Queens Quiet Skies started as a small group of activists set out to contest changes in flight patterns, which produced a noticeably louder quality of life in their corner of Queens. The group has since grown into a large network, even teaming up with a CUNY Law School class and similar groups in nearby Nassau County with full support from area elected officials.
Community Board 11 member Janet McEneaney helped spearhead Queens Quiet Skies and said she has been working on drafting a memorandum of understanding — almost like a rule book — to create an aviation roundtable to help involve area residents in the FAA and Port Authority’s decision-making.
“Once all the people involved sign it, it becomes an operating agreement for the roundtable,” she said. “This is what they have in almost every other airspace in the United States. It essentially modifies the absolute power of the FAA and Port Authority.”
The concept of an aviation roundtable was first attempted in California three decades ago, McEneaney said, and has been adopted throughout the country with this area as an exception. Each roundtable essentially forms its own board of members with an equal vote and abides by pre-determined bylaws, she said.
Quiet Skies has been pushing forward on creating a roundtable for the region that includes the major metropolitan airports after FAA Administrator Carmine Gallo agreed to participate during a contentious community forum earlier this year in Bay Terrace.
Former airport manager Robert Whitehair, of Douglaston, has been offering his insight and expertise after already going through this process in the past. Years ago he said he helped establish a similar roundtable in San Francisco to fight flight noise.
“Headway was eventually made over the years,” Whitehair said. “We are hoping the FAA and Port Authority will cooperate and agree to review flight procedures before they go into effect.”
The community has been making plenty of noise for the past year, especially in Bayside, since the FAA changed departure and arrival routes at nearby LaGuardia Airport. Residents have reported dramatic increases in airliner noise, and elected officials in northeast Queens have been pressing both the FAA and Port Authority to conduct a more thorough study on how new routes affect neighboring communities.
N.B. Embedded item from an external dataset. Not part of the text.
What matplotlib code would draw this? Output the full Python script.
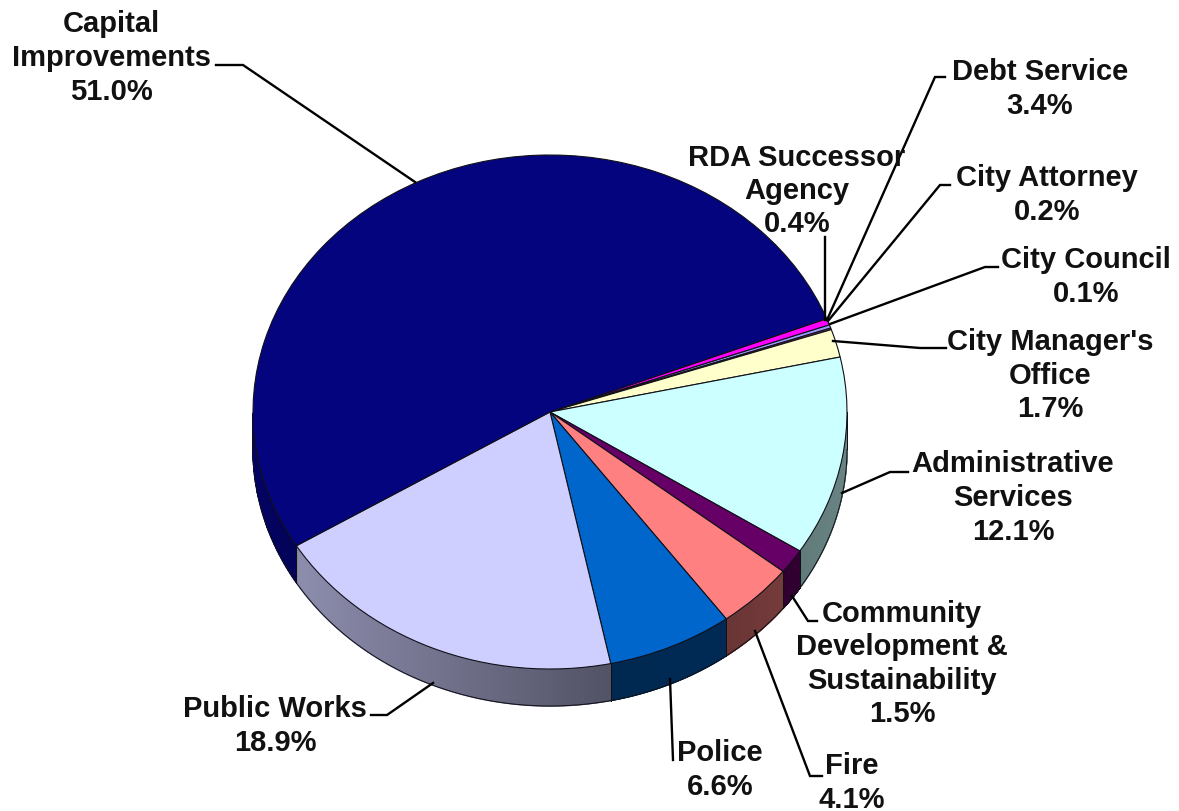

Earlier this year, U.S. Reps. Grace Meng (D-Flushing) and Steve Israel (D-Melville) teamed up with state Sen. Tony Avella (D-Bayside) and state Assemblyman Ed Braunstein (D-Bayside) on the state level to meet with FAA reps and persuade them to give Queens a seat at the table. A bill has since been passed in the state Assembly proposing a full-throttle contour study of how the routes are affecting the surrounding communities.
And if all goes well, McEneaney said a roundtable would be a crucial next step in curbing the noise in Queens.
“We need for people to start signing onto this,” she said. “I’m hoping it will be within the year that we get it up and running.”